Thursday, April 10, 2008











Beijing Traffic

It has become fashionable to think of Beijing as a city choking with traffic and pollution and yet it is a wide open city with large boulevards complete with bicycle lanes, accessible sidewalks, and pedestrian underpasses. There are times when the roads are almost fully utilized but the traffic is moving at all times stopping only for traffic lights. There are no motorcycles to be seen much less two-stroke engines. Many Beijingers use bicycles of both the human powered and battery assisted varieties. A network of electric and NGV powered buses and underground subway trains provides an extensive, efficient, reliable, and dirt cheap mass transport system. The air is cleaner and the traffic moves more freely in Beijing than in Bangkok or Hong Kong. The only time I saw what could be described as a road choking with traffic was the Badaling Expressway on the night before a holiday called "grave sweeping day" when there was a mass exodus.

Cha-am Jamal
Beijing

Wednesday, April 09, 2008









Golf in China

Here is an excerpt from the promotional literature for a golf course in Beijing, China. "We make a wonderful course by keeping the nature water and tree farthest. The various layouts and the buildings in the course with sinuous landform, forms a natural botanical garden beautiful scene. The designer designed the different difficulty to cater for the different players. When the golf ball go through the water and the grove, and enter into the hole, you can taste the enjoyment and the challenge. There is no ideal there is no being. The Riverside golf regards the ideal as her life. It need time, the accumulation of cultural and other, but it is most important to realize the being, and endeavor for it. Makes the golf culture being, bring forth the perfect Riverside golf club - our being." The problem with writing things in Chinese and then translating to English is that the Chinese language contains commonly used character sequences that mean things like natural-botanical-garden-beautiful-scene more or less.

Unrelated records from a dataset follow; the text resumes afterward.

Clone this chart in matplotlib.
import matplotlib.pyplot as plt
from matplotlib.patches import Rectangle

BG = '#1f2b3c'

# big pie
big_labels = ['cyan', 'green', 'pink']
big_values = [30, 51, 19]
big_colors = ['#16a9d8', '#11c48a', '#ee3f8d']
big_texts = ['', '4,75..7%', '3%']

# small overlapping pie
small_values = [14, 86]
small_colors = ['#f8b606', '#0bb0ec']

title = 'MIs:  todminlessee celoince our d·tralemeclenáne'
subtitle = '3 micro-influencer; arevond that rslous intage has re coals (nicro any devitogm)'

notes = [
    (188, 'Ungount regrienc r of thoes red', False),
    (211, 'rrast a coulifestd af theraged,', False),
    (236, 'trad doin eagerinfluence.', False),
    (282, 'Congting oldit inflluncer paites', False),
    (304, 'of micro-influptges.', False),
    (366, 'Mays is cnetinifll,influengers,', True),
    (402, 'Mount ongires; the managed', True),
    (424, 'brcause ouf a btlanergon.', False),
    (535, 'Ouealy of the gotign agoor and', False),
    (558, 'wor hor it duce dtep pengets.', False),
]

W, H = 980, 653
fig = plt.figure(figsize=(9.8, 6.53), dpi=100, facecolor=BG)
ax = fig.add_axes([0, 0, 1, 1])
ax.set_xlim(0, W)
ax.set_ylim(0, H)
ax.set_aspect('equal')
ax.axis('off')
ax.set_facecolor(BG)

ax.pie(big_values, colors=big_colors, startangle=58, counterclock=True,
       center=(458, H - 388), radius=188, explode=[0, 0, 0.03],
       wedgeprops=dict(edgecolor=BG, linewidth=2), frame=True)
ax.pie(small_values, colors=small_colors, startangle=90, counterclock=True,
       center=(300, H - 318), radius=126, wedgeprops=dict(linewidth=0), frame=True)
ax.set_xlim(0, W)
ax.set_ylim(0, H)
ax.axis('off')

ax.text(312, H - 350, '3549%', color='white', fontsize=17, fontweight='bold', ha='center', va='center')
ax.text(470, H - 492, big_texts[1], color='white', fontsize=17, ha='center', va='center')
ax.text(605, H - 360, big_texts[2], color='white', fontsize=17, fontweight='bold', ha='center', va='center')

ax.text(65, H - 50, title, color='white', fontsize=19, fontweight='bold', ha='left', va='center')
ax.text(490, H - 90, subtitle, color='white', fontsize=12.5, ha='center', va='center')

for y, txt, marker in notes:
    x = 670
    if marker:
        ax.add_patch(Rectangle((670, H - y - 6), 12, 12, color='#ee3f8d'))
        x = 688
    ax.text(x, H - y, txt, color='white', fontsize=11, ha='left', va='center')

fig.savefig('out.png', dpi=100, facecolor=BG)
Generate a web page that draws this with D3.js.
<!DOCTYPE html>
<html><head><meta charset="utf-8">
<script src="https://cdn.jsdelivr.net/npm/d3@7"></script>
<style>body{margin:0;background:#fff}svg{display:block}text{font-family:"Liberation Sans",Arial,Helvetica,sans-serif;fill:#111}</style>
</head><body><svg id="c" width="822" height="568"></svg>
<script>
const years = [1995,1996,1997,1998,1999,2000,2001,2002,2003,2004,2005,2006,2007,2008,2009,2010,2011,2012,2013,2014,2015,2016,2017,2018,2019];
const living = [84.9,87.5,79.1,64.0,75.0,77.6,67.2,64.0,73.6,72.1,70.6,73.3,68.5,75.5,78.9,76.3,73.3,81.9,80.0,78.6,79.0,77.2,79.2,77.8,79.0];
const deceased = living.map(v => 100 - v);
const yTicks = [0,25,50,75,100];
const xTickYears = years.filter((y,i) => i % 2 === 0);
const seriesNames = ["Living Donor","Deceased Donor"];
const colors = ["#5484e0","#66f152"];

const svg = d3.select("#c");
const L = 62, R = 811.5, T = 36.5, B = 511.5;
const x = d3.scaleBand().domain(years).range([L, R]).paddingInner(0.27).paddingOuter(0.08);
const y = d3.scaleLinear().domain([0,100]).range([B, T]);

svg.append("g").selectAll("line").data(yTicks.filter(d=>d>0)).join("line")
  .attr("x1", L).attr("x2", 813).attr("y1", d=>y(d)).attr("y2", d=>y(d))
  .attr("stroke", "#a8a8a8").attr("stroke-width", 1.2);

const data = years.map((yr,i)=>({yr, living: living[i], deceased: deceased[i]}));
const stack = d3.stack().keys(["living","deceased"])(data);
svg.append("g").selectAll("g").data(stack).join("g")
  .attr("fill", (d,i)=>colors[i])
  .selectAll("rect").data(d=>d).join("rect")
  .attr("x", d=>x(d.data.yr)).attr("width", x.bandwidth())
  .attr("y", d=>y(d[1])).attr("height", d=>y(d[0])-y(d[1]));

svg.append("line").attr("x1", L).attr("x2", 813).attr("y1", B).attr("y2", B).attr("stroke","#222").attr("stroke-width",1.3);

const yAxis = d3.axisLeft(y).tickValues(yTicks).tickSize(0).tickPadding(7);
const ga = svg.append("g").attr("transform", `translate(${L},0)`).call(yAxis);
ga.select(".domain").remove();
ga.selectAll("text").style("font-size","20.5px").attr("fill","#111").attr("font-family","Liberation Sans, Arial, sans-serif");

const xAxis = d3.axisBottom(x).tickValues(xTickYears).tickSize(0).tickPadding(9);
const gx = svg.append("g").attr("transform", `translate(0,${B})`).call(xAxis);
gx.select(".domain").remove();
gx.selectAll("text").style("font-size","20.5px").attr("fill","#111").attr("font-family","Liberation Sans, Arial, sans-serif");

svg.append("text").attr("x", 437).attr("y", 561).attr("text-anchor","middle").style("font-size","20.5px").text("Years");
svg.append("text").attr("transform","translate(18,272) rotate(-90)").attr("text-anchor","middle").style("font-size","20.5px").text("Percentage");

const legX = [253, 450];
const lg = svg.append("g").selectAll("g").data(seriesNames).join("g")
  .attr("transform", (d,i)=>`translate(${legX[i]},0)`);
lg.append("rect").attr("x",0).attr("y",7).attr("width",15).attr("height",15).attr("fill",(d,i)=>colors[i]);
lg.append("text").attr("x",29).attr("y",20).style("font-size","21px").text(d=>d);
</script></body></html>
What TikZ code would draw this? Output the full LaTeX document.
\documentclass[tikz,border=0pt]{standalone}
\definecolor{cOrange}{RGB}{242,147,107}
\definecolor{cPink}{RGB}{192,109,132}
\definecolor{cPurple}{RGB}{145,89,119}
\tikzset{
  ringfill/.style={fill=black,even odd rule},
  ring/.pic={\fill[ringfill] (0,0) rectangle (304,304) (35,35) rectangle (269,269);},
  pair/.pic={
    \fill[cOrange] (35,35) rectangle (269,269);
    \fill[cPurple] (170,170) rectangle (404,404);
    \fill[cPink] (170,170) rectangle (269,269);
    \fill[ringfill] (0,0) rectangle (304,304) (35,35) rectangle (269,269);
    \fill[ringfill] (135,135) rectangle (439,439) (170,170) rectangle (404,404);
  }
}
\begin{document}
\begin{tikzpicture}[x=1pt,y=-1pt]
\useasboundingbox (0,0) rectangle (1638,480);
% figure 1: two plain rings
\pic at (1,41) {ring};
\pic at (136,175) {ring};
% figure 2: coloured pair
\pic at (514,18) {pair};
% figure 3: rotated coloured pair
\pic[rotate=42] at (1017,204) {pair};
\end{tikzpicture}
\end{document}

We are also dealing with a cultural oddity. Chinese students of English love to plagiarize. They will take phrases and even entire sentences that they find particularly poetic or beautiful and stick them into their English essay just to use them. The hapless reader is left to guess their relevance to the rest of the text. Also, Chinese tends to be poetic and metaphorical more so than English and the effort to find the right combination of English words for all those poetic idioms in tandem with random plagiarism produces the Chinglish gibberish one often finds in restaurant menus and product literature.

Cha-am Jamal
Beijing

Monday, April 07, 2008







Whether or not we choose to use the 2008 Beijing Olympics to leverage Chinese politics with respect to Tibet, it is quite clear that the opportunity to do so exists and it does so in a way and to an extent we have not seen since Nixon used the Sino-Soviet split as leverage to open China to the world. The same kind of leverage exists today because the Communist Party of China has oversold and over hyped the Olympics to the Chinese people with the expectation that its grand success on the world stage will legitimize its rule and solidify its "Mandate from Heaven" as benevolent dictators. By having done so they now face the risk that if things do not go well in the Olympics, they may lose face and along with that, their mandate from heaven. The all-out assault by the CPC propaganda machine to vilify the Dalai Lama and his sympathizers in the West as evil and hypocritical should serve as sufficient evidence of the Party's tenuous position. The level of fear and loathing in the Party that has been generated by the Tibet issue is unprecedented in the post-Mao era. It appears to me that they are in disarray. To strike or not to strike is a separate question but there is no question that the iron is hot.